I sometimes get frustrated when we’re liturgy planning and we have to forego doing what is, in my opinion, an amazing song, in order to slip one in that is congregationally known better.  As someone who was blessed with such diverse music repertoire growing up, these limitations are sometimes difficult for me to overcome.  However, it’s finally dawned on me that the reason they all sing “Be Thou My Vision” so readily and buoyantly is the exact reason that I sing my favorite songs in the same way – it’s the music this congregation has grown up and learned how to pray with.  No, it’s not quite the same as mine, but I accept that now.

Thankfully, Clonard is also very open to learning our “American” songs, too.  (Look at “How Can I Keep From Singing?”, for instance!)  I know that, with a little patience and effort, I’ll be able to help put a few of my favorite songs in among theirs, as well.  The best part about this is that this works both ways – I can now proudly sing “Sweet Heart of Jesus” without looking at the words!  Their favorites are slowly being added to mine, and I love it.

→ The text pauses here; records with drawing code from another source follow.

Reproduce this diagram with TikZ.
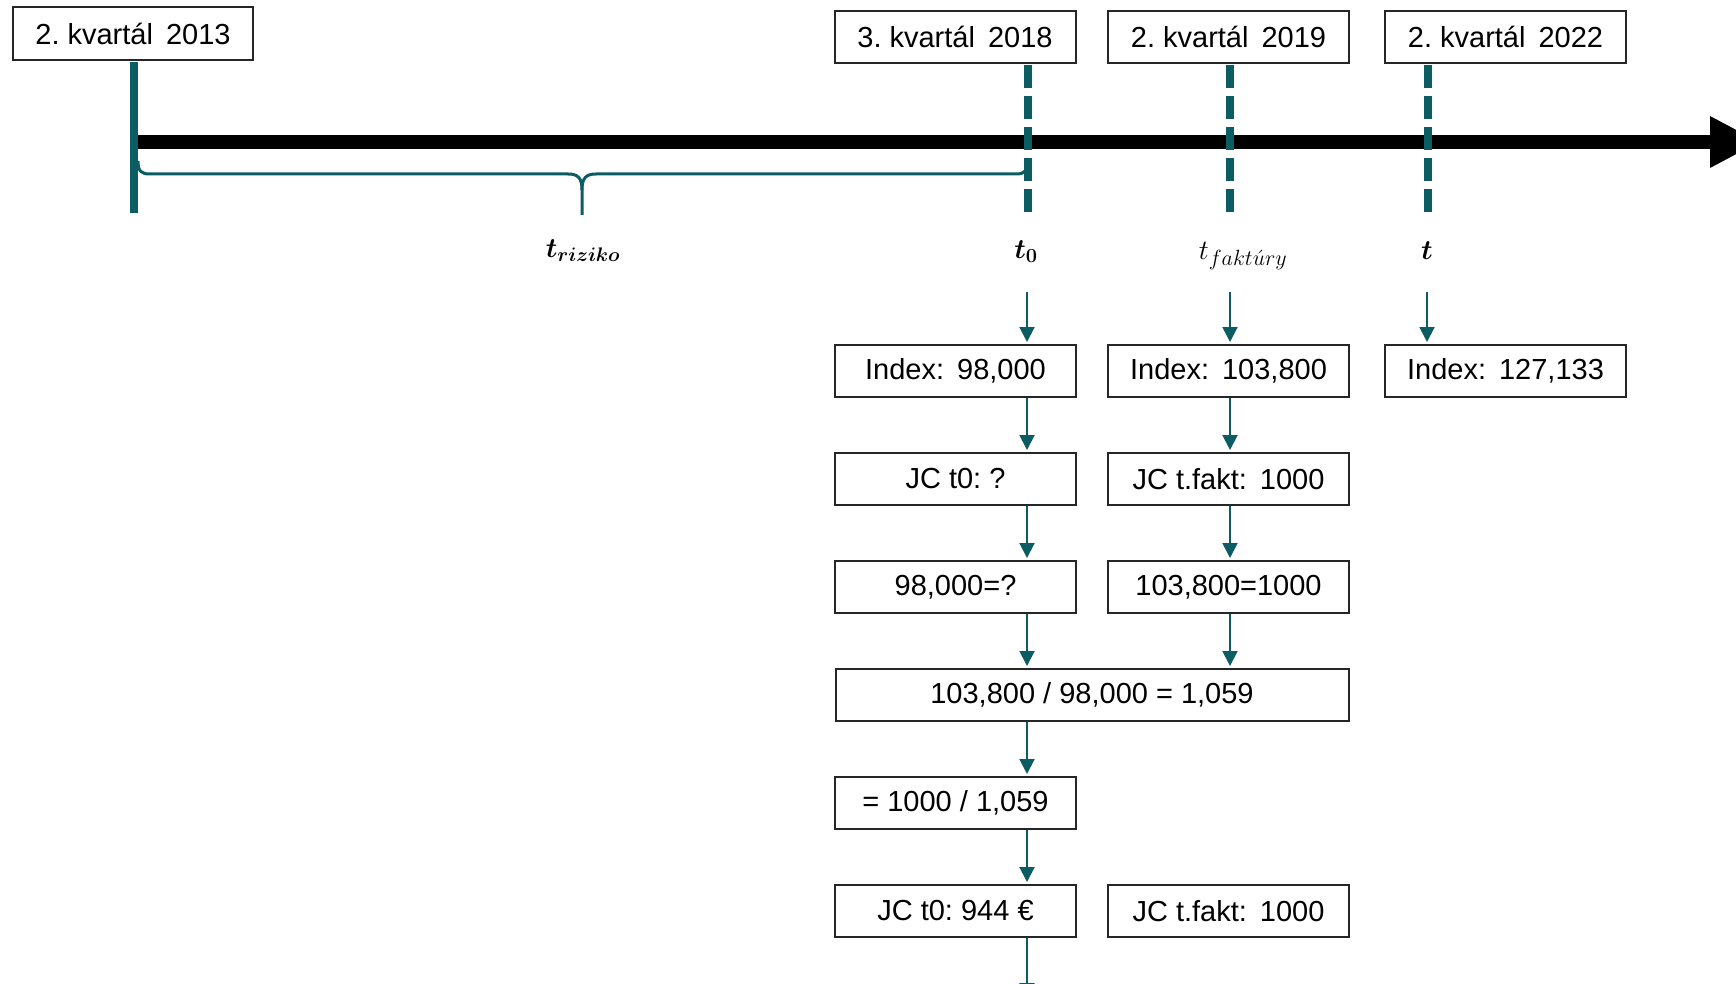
\RequirePackage{fix-cm}
\documentclass[tikz,border=0pt]{standalone}
\usepackage{fontspec}
\setmainfont{Liberation Sans}
\usepackage{amsmath}
\usepackage{bm}
\usetikzlibrary{arrows.meta}
\definecolor{tealA}{RGB}{12,92,99}
\newcommand{\wsp}{\hspace{0.45em}}
\newcommand{\subsz}[2]{\text{\fontsize{#1}{#1}\selectfont$#2$}}
\frenchspacing
\begin{document}
\begin{tikzpicture}[x=1pt,y=-1pt,
  box/.style={draw=black!85, line width=2pt, minimum width=241pt, minimum height=52pt, inner sep=0pt, fill=white, font=\fontsize{29}{34}\selectfont},
  arr/.style={draw=tealA, line width=2pt, -{Triangle[width=15pt,length=15pt]}, fill=tealA, shorten >=2pt},
  solidtick/.style={draw=tealA, line width=8pt},
  dashtick/.style={draw=tealA, line width=8pt, dash pattern=on 23pt off 8pt},
  bracepath/.style={draw=tealA, line width=3pt},
  lbl/.style={font=\fontsize{28}{32}\selectfont}
]
\useasboundingbox (0,0) rectangle (1736,984);

% timeline
\coordinate (ts) at (136,142);
\coordinate (te) at (1760,142);
\draw[line width=14pt, -{Triangle[width=48pt,length=50pt]}] (ts) -- (te);

% brace
\draw[bracepath] (138,161) .. controls (138,171) and (141,174) .. (150,174) -- (568,174)
  .. controls (578,174) and (582,178) .. (582,190) -- (582,215);
\draw[bracepath] (582,190) .. controls (582,178) and (586,174) .. (596,174) -- (1016,174)
  .. controls (1025,174) and (1028,171) .. (1028,158);

% ticks
\coordinate (s0) at (134,62);
\coordinate (s1) at (134,213);
\draw[solidtick] (s0) -- (s1);
\coordinate (d0a) at (1028,65);  \coordinate (d0b) at (1028,216);
\coordinate (d1a) at (1230,65);  \coordinate (d1b) at (1230,216);
\coordinate (d2a) at (1428,65);  \coordinate (d2b) at (1428,216);
\draw[dashtick] (d0a) -- (d0b);
\draw[dashtick] (d1a) -- (d1b);
\draw[dashtick] (d2a) -- (d2b);

% date boxes
\node[box, minimum width=240pt, minimum height=53pt] (q13) at (133,33.5) {2. kvartál\wsp2013};
\node[box] (q18) at (955,37) {3. kvartál\wsp2018};
\node[box] (q19) at (1228.5,37) {2. kvartál\wsp2019};
\node[box] (q22) at (1505.5,37) {2. kvartál\wsp2022};

% labels
\node[lbl] (lr) at (583,251) {$\bm{t_{riziko}}$};
\node[lbl] (l0) at (1026,252) {$\bm{t}_{\subsz{20}{\bm{0}}}$};
\node[lbl] (l1) at (1243,256) {$t_{\subsz{22}{fakt\acute{u}ry}}$};
\node[lbl] (l2) at (1427,251) {$\bm{t}$};

% boxes
\node[box] (i0) at (955.5,371) {Index:\wsp98,000};
\node[box] (i1) at (1228.5,371) {Index:\wsp103,800};
\node[box] (i2) at (1505.5,371) {Index:\wsp127,133};
\node[box] (j0) at (955.5,479) {JC t0: ?};
\node[box] (j1) at (1228.5,479) {JC t.fakt:\wsp1000};
\node[box] (k0) at (955.5,587) {98,000=?};
\node[box] (k1) at (1228.5,587) {103,800=1000};
\node[box, minimum width=513pt] (w) at (1092,695) {103,800 / 98,000 = 1,059};
\node[box] (m) at (955.5,803) {= 1000 / 1,059};
\node[box] (n0) at (955.5,911) {JC t0: 944 €};
\node[box] (n1) at (1228.5,911) {JC t.fakt:\wsp1000};

% arrows
\coordinate (a0) at (1027,292);
\coordinate (a1) at (1230,292);
\coordinate (a2) at (1427,292);
\coordinate (bend) at (1027,998);
\draw[arr] (a0) -- (a0 |- i0.north);
\draw[arr] (a1) -- (a1 |- i1.north);
\draw[arr] (a2) -- (a2 |- i2.north);
\draw[arr] (i0.south -| a0) -- (j0.north -| a0);
\draw[arr] (i1.south -| a1) -- (j1.north -| a1);
\draw[arr] (j0.south -| a0) -- (k0.north -| a0);
\draw[arr] (j1.south -| a1) -- (k1.north -| a1);
\draw[arr] (k0.south -| a0) -- (w.north -| a0);
\draw[arr] (k1.south -| a1) -- (w.north -| a1);
\draw[arr] (w.south -| a0) -- (m.north -| a0);
\draw[arr] (m.south -| a0) -- (n0.north -| a0);
\draw[arr, shorten >=0pt] (n0.south -| a0) -- (bend);
\end{tikzpicture}
\end{document}
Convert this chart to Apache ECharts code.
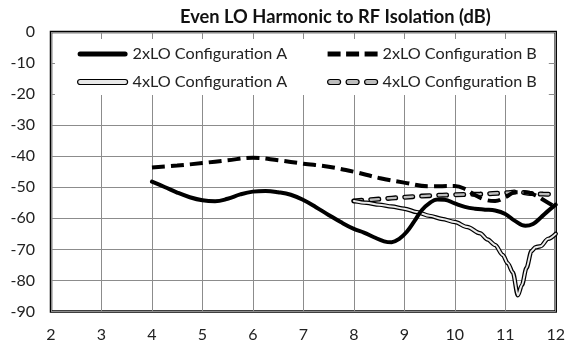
<!DOCTYPE html>
<html>
<head>
<meta charset="utf-8">
<script src="https://cdn.jsdelivr.net/npm/echarts@6/dist/echarts.min.js"></script>
<style>
  html, body { margin: 0; padding: 0; background: #fff; }
  #chart { width: 568px; height: 349px; }
</style>
</head>
<body>
<div id="chart"></div>
<script>
// Frequency (x) and isolation (dB) for each configuration
const freq2xA = [4.0, 4.25, 4.5, 4.75, 5.0, 5.25, 5.5, 5.75, 6.0, 6.25, 6.5, 6.75, 7.0, 7.25, 7.5, 7.75, 8.0, 8.2, 8.4, 8.6, 8.75, 8.9, 9.05, 9.2, 9.35, 9.5, 9.65, 9.8, 10.0, 10.2, 10.4, 10.6, 10.8, 11.0, 11.2, 11.4, 11.55, 11.7, 11.85, 12.0];
const iso2xA  = [-48.2, -49.9, -51.7, -53.2, -54.2, -54.5, -53.7, -52.3, -51.4, -51.2, -51.6, -52.4, -54.1, -56.4, -58.9, -61.3, -63.4, -64.6, -66.1, -67.4, -67.7, -66.6, -64.3, -60.9, -57.3, -55.1, -53.9, -54.0, -55.2, -56.3, -56.9, -57.2, -57.5, -58.6, -60.9, -62.4, -61.8, -59.8, -57.6, -55.6];

const freq2xB = [4.0, 4.5, 5.0, 5.5, 6.0, 6.5, 7.0, 7.5, 8.0, 8.5, 9.0, 9.5, 10.0, 10.2, 10.4, 10.6, 10.8, 11.0, 11.2, 11.4, 11.6, 11.8, 12.0];
const iso2xB  = [-43.6, -43.0, -42.2, -41.3, -40.5, -41.3, -42.4, -43.4, -45.0, -47.0, -48.5, -49.7, -49.6, -50.5, -52.5, -54.0, -54.4, -53.2, -51.6, -51.6, -52.6, -54.5, -56.4];

const freq4xA = [8.0, 8.25, 8.5, 8.75, 9.0, 9.25, 9.5, 9.75, 10.0, 10.25, 10.5, 10.65, 10.8, 10.95, 11.05, 11.15, 11.25, 11.33, 11.42, 11.52, 11.6, 11.7, 11.85, 12.0];
const iso4xA  = [-54.4, -55.0, -55.6, -56.2, -56.9, -58.0, -59.2, -60.2, -61.2, -62.8, -64.8, -66.8, -68.6, -71.8, -74.5, -77.4, -84.8, -81.5, -76.0, -70.5, -69.3, -69.0, -66.6, -65.0];

const freq4xB = [8.0, 8.5, 9.0, 9.5, 10.0, 10.5, 11.0, 11.25, 11.5, 11.75, 12.0];
const iso4xB  = [-54.4, -53.8, -53.2, -52.7, -52.4, -52.2, -51.8, -51.5, -52.0, -52.2, -52.3];

const xTicks = [2, 3, 4, 5, 6, 7, 8, 9, 10, 11, 12];
const yTicks = [0, -10, -20, -30, -40, -50, -60, -70, -80, -90];

const names = ['2xLO Configuration A', '2xLO Configuration B', '4xLO Configuration A', '4xLO Configuration B'];

const pairs = (xs, ys) => xs.map((x, i) => [x, ys[i]]);

const FONT = 'Lato';

// legend swatches
const solidIcon = 'path://M2.5,0H47.5A2.5,2.5,0,0,1,47.5,5H2.5A2.5,2.5,0,0,1,2.5,0Z';
const dashIcon = 'path://M0,0H13V5H0Z M18.5,0H31.5V5H18.5Z M37,0H50V5H37Z';
const ovalDashIcon = 'path://M2.5,0H10.5A2.5,2.5,0,0,1,10.5,5H2.5A2.5,2.5,0,0,1,2.5,0Z M21,0H29A2.5,2.5,0,0,1,29,5H21A2.5,2.5,0,0,1,21,0Z M39.5,0H47.5A2.5,2.5,0,0,1,47.5,5H39.5A2.5,2.5,0,0,1,39.5,0Z';

const legendText = { fontFamily: FONT, fontSize: 16.2, color: '#222', lineHeight: 18 };

const chart = echarts.init(document.getElementById('chart'), null, { renderer: 'canvas' });

const lineBase = { type: 'line', showSymbol: false, symbol: 'none', smooth: 0.4, silent: true };

chart.setOption({
  animation: false,
  backgroundColor: '#fff',
  title: {
    text: 'Even LO Harmonic to RF Isolation (dB)',
    left: 175,
    top: 3,
    textStyle: { fontFamily: FONT, fontWeight: 'bold', fontSize: 18.3, color: '#111' }
  },
  legend: [
    {
      orient: 'vertical',
      left: 55,
      top: 39,
      padding: [6, 40, 4, 22],
      backgroundColor: '#fff',
      itemWidth: 50,
      itemHeight: 5,
      itemGap: 10,
      selectedMode: false,
      textStyle: legendText,
      data: [
        { name: names[0], icon: solidIcon, itemStyle: { color: '#000', borderWidth: 0 } },
        { name: names[2], icon: solidIcon, itemStyle: { color: '#e8e8e8', borderColor: '#000', borderWidth: 1.2 } }
      ]
    },
    {
      orient: 'vertical',
      left: 303,
      top: 39,
      padding: [6, 12, 4, 24],
      backgroundColor: '#fff',
      itemWidth: 50,
      itemHeight: 5,
      itemGap: 10,
      selectedMode: false,
      textStyle: legendText,
      data: [
        { name: names[1], icon: dashIcon, itemStyle: { color: '#000', borderWidth: 0 } },
        { name: names[3], icon: ovalDashIcon, itemStyle: { color: '#bdbdbd', borderColor: '#000', borderWidth: 1.2 } }
      ]
    }
  ],
  grid: {
    left: 51, right: 10.5, top: 32, bottom: 37.5,
    show: true, borderColor: '#000', borderWidth: 2.5, backgroundColor: 'transparent'
  },
  xAxis: {
    type: 'value',
    min: xTicks[0], max: xTicks[xTicks.length - 1], interval: 1,
    axisLine: { show: false },
    axisTick: { show: false },
    splitLine: { show: true, lineStyle: { color: '#8c8c8c', width: 1 } },
    axisLabel: { margin: 15, fontFamily: FONT, fontSize: 16, color: '#222',
      formatter: v => xTicks.includes(v) ? String(v) : '' }
  },
  yAxis: {
    type: 'value',
    min: yTicks[yTicks.length - 1], max: yTicks[0], interval: 10,
    axisLine: { show: false },
    axisTick: { show: false },
    splitLine: { show: true, lineStyle: { color: '#8c8c8c', width: 1 } },
    axisLabel: { margin: 16, fontFamily: FONT, fontSize: 16, color: '#222',
      formatter: v => yTicks.includes(v) ? String(v) : '' }
  },
  series: [
    // 4xLO B: outlined oval dashes
    Object.assign({}, lineBase, { name: names[3], data: pairs(freq4xB, iso4xB), z: 2,
      lineStyle: { color: '#000', width: 5, type: [8, 9], cap: 'round' } }),
    Object.assign({}, lineBase, { name: names[3], data: pairs(freq4xB, iso4xB), z: 3,
      lineStyle: { color: '#bdbdbd', width: 2.4, type: [8, 9], cap: 'round' } }),
    // 4xLO A: double line
    Object.assign({}, lineBase, { name: names[2], data: pairs(freq4xA, iso4xA), z: 4, smooth: 0.3, smoothMonotone: 'x',
      lineStyle: { color: '#000', width: 4.4, cap: 'round', join: 'round' } }),
    Object.assign({}, lineBase, { name: names[2], data: pairs(freq4xA, iso4xA), z: 5, smooth: 0.3, smoothMonotone: 'x',
      lineStyle: { color: '#ececec', width: 2, cap: 'round', join: 'round' } }),
    // 2xLO B: heavy dash
    Object.assign({}, lineBase, { name: names[1], data: pairs(freq2xB, iso2xB), z: 6,
      lineStyle: { color: '#000', width: 4, type: [13, 6] } }),
    // 2xLO A: heavy solid
    Object.assign({}, lineBase, { name: names[0], data: pairs(freq2xA, iso2xA), z: 7,
      lineStyle: { color: '#000', width: 4, cap: 'round', join: 'round' } })
  ]
});
</script>
</body>
</html>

Although I’ll never be able to keep from singing, I can keep from being too narrow-minded when it comes to trying and accepting new music.  By being open to including songs from both the Irish and the American tradition, I can only grow in my love for liturgical repertoire.  In the end, I have so much more to gain from learning their music than I have to give by teaching them mine.  The gift of song is my favorite kind to receive, and this parish has blessed me with so much of it every day that I’ve been here.  I look forward to continuing to share music with them, and especially to grow further in my faith through this exchange.  But, in the meantime, I am keeping an eye out to see which of my other beloved songs the Irish can’t keep from singing, either!